'The Sandlot' Prequel In The Works At FOX For No Good Reason

This year marks the 25th anniversary of the beloved 1993 favorite The Sandlot. To celebrate, 20th Century Fox is giving a big middle finger to all fans of the movie by developing a The Sandlot prequel that will take place before the events of the 1962-set coming-of-age sports comedy.

Deadline has word on The Sandlot prequel that will bring back David Mickey Evans, the original film's writer and director. He'll co-write the script with first-time feature writer Austin Reynolds, who spent three years in the Disney Writers program and had a script on the 2016 Black List called NY to Florida.

The original movie followed Tom Guiry as Scottie Smalls, the dweeby new kid on the block with no discernible athletic talent whatsoever who tries to make friends with a group of kids who play baseball every day of the summer on an old baseball field known as The Sandlot. After struggling at first, he fits in and then gets caught up in a pickle where his step-father's baseball signed by the legendary Babe Ruth ends up in the possession of supposedly deadly dog known as The Beast. And the kids try everything they can to get it back.

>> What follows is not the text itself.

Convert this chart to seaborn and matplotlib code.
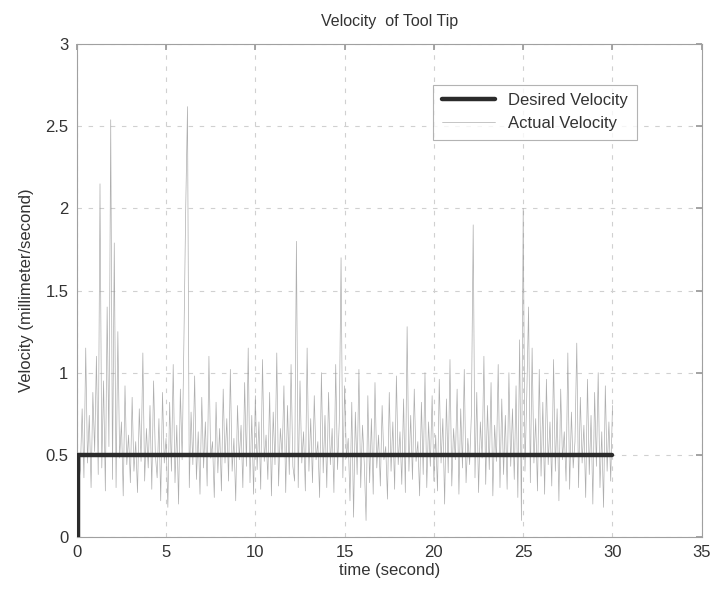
import matplotlib
matplotlib.use("Agg")
import matplotlib.pyplot as plt
import numpy as np
import pandas as pd
import seaborn as sns

# desired velocity: step up to 0.5 right after start, held until 30 s
desired_t = [0.05, 0.05, 30.0]
desired_v = [0.0, 0.5, 0.5]

# actual velocity, one value every 0.1 s (0.1 .. 30.0)
actual_v = [
    0.32, 0.41, 0.78, 0.36, 1.15, 0.45, 0.74, 0.30, 0.88, 0.52, 1.10, 0.38, 2.15, 0.42, 0.95, 0.28, 1.40, 0.55, 2.54, 0.35,
    1.79, 0.30, 1.25, 0.48, 0.70, 0.25, 0.92, 0.44, 0.62, 0.33, 0.85, 0.40, 0.58, 0.27, 0.78, 0.46, 1.12, 0.34, 0.66, 0.42,
    0.80, 0.29, 0.95, 0.50, 0.36, 0.72, 0.22, 0.88, 0.45, 0.60, 0.18, 0.82, 0.40, 1.05, 0.33, 0.68, 0.20, 0.90, 0.47, 1.20,
    2.00, 2.62, 0.30, 0.76, 0.44, 0.98, 0.35, 0.64, 0.26, 0.85, 0.42, 0.70, 0.31, 1.10, 0.48, 0.58, 0.24, 0.82, 0.39, 0.66,
    0.28, 0.90, 0.45, 0.72, 0.34, 1.02, 0.40, 0.60, 0.22, 0.80, 0.47, 0.68, 0.30, 0.94, 0.43, 1.15, 0.33, 0.74, 0.26, 0.86,
    0.41, 0.70, 0.29, 1.08, 0.46, 0.62, 0.35, 0.88, 0.25, 0.76, 0.44, 1.12, 0.31, 0.66, 0.49, 0.92, 0.27, 0.80, 0.38, 1.05,
    0.43, 0.34, 1.80, 0.30, 0.95, 0.45, 0.64, 0.28, 1.15, 0.40, 0.72, 0.33, 0.86, 0.47, 0.58, 0.24, 1.00, 0.39, 0.74, 0.30,
    0.88, 0.44, 0.66, 0.27, 1.05, 0.41, 0.70, 1.70, 0.36, 0.92, 0.48, 0.60, 0.22, 0.82, 0.12, 0.76, 0.38, 1.02, 0.30, 0.68,
    0.45, 0.10, 0.86, 0.33, 0.72, 0.26, 0.94, 0.42, 0.62, 0.31, 0.80, 0.47, 0.55, 0.23, 0.88, 0.40, 0.70, 0.29, 0.98, 0.44,
    0.64, 0.32, 0.84, 0.27, 1.28, 0.40, 0.74, 0.35, 0.90, 0.46, 0.58, 0.25, 0.82, 0.38, 1.00, 0.30, 0.70, 0.43, 0.86, 0.34,
    0.62, 0.28, 0.96, 0.45, 0.72, 0.20, 0.84, 0.39, 1.08, 0.31, 0.66, 0.47, 0.90, 0.26, 0.78, 0.42, 1.02, 0.33, 0.60, 0.44,
    0.75, 1.90, 0.36, 0.88, 0.27, 0.70, 0.48, 1.10, 0.32, 0.80, 0.41, 0.94, 0.25, 0.68, 0.46, 1.05, 0.30, 0.84, 0.38, 0.74,
    0.29, 1.00, 0.43, 0.78, 0.35, 0.92, 0.24, 1.20, 0.10, 2.00, 0.40, 0.86, 1.40, 0.33, 1.15, 0.45, 0.72, 0.28, 1.02, 0.37,
    0.82, 0.26, 0.96, 0.44, 0.70, 0.31, 1.08, 0.40, 0.78, 0.22, 0.90, 0.47, 0.64, 0.34, 1.12, 0.29, 0.76, 0.42, 0.58, 1.18,
    0.30, 0.85, 0.45, 0.68, 0.24, 0.96, 0.38, 0.74, 0.20, 0.88, 0.43, 1.00, 0.30, 0.64, 0.18, 0.92, 0.40, 0.70, 0.34, 0.80,
]
actual_t = np.round(np.arange(1, len(actual_v) + 1) * 0.1, 2)

x_ticks = [0, 5, 10, 15, 20, 25, 30, 35]
y_ticks = [0, 0.5, 1, 1.5, 2, 2.5, 3]
y_labels = ["0", "0.5", "1", "1.5", "2", "2.5", "3"]

sns.set_theme(style="white")
plt.rcParams["font.family"] = ["Liberation Sans", "DejaVu Sans"]

fig = plt.figure(figsize=(7.11, 5.90), dpi=100)
ax = fig.add_axes([0.108, 0.090, 0.879, 0.835])

df_des = pd.DataFrame({"t": desired_t, "v": desired_v})
df_act = pd.DataFrame({"t": actual_t, "v": actual_v})

sns.lineplot(df_des, x="t", y="v", ax=ax, color="#2b2b2b", linewidth=3.2,
             sort=False, estimator=None, label="Desired Velocity", zorder=3)
sns.lineplot(df_act, x="t", y="v", ax=ax, color="#9a9a9a", linewidth=0.5, alpha=0.8,
             sort=False, estimator=None, label="Actual Velocity", zorder=2)

ax.set_xlim(0, 35)
ax.set_ylim(0, 3)
ax.set_xticks(x_ticks)
ax.set_yticks(y_ticks)
ax.set_yticklabels(y_labels)
ax.tick_params(direction="in", top=True, right=True, length=4, color="#999999",
               labelsize=12, labelcolor="#333333", pad=6)
ax.grid(True, linestyle=(0, (4, 6)), color="#d0d0d0", linewidth=0.8)
for sp in ax.spines.values():
    sp.set_color("#a0a0a0")
    sp.set_linewidth(0.8)

ax.set_xlabel("time (second)", fontsize=12, color="#333333", labelpad=2)
ax.set_ylabel("Velocity (millimeter/second)", fontsize=12, color="#333333", labelpad=8)
ax.set_title("Velocity  of Tool Tip", fontsize=11.5, color="#333333", pad=13)

leg = ax.legend(loc="upper right", bbox_to_anchor=(0.909, 0.935), fontsize=12,
                frameon=True, fancybox=False, handlelength=3.2, borderpad=0.5,
                labelcolor="#333333")
leg.get_frame().set_edgecolor("#a0a0a0")
leg.get_frame().set_linewidth(0.8)

fig.savefig("out.png", dpi=100)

There's not much room for a prequel since there aren't any stories alluded to by the original kids in the movie. But apparently the film's plot will have something to do with the legend of The Beast that is told to Scottie after the Babe Ruth-signed baseball ends up in the backyard of old man Mr. Myrtle. Of course, that legend concerned the dog eating a couple of junkyard bandits, so there must another story about The Beast that has yet to be detailed.

Fans of The Sandlot might remember that Hamilton "Ham" Porter references a kid who went into Mr. Myrtle's backyard once but ended up getting eaten, so maybe that will have something to do with this prequel story. Either way, I'm sure this will feature a whole new group of kids, maybe in the 1950s this time, who have to deal with The Beast before anyone from the original movie has even moved into the neighborhood.

The question is whether any of the original stars will be brought back in perhaps a bookend capacity. The first movie featured Mike Vitar (Benjamin "Benny" Franklin Rodriguez), Patrick Renna (Hamilton "Ham" Porter), Chauncey Leopardi (Michael "Squints" Palledorous), Victor DiMattia (Timmy Timmons), Marty York (Alan "Yeah-Yeah" McClennan), Shane Obedzinski (Tommy "Repeat" Timmons), Grant Gelt (Bertram Grover Weeks), and Brandon Quintin Adams (Kenny DeNunez).

However, none of them are really acting much anymore. Fans might like to see them get back together for some kind of reunion, but Mike Vitar and Marty York have both faced some criminal charges in their adult years, so that might not be in the cards. Of course, if the prequel concerns a story that doesn't feature any of their characters, that might not make much sense anyway.

This feels like one of the more unnecessary instances of picking up a familiar intellectual property and trying to capitalize it. How much better would it be if 20th Century Fox merely set out to make a new beloved film for the younger generation instead of trying to ride the coattails of a movie that has nostalgia for kids of the 1990s? We don't need another movie that turns out like the direct-to-video sequels that no one cares about.